Binadox KPIs to Track:
- Compliance Rate: Percentage of active projects that conform to the mandatory API baseline.
- Mean Time to Detect (MTTD): The average time taken to identify a critical API that has been disabled.
- Mean Time to Remediate (MTTR): The average time taken to re-enable a critical API after detection.
- Audit Findings: Number of internal or external audit findings related to disabled or misconfigured APIs.
Binadox Common Pitfalls:
- Assuming "Enabled by Default": Believing that all necessary security and logging APIs are active when a new project is created.
- Over-applying "Least Privilege": Misinterpreting the principle of least privilege to mean disabling foundational control plane services.
- Ignoring Non-IaC Projects: Failing to have a process to discover and govern projects created manually through the console.

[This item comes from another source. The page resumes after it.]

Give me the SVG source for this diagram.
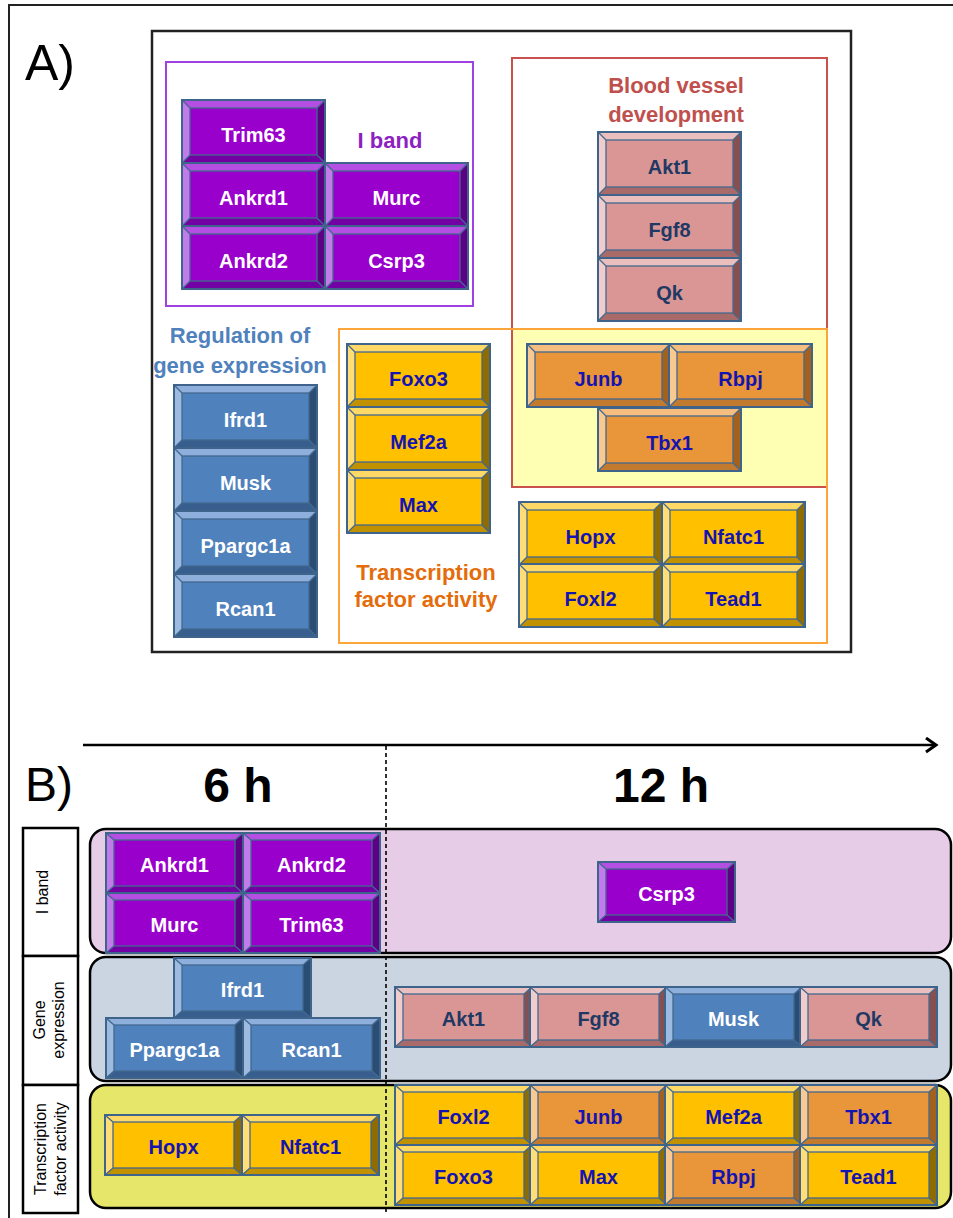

- Lack of Automation: Relying on manual checks and remediation, which is not scalable and prone to human error.
Conclusion
Enabling critical service APIs in Google Cloud Platform is not an optional tweak but a foundational requirement for a secure and well-managed environment. It is the first step toward achieving the visibility, control, and compliance necessary for operating safely at scale.
By treating API enablement as a priority zero task, organizations can ensure their security tools are effective, their compliance posture is sound, and their incident response capabilities are intact. Implement preventative guardrails through code and policy to build a resilient GCP estate where observability and governance are built-in, not bolted on.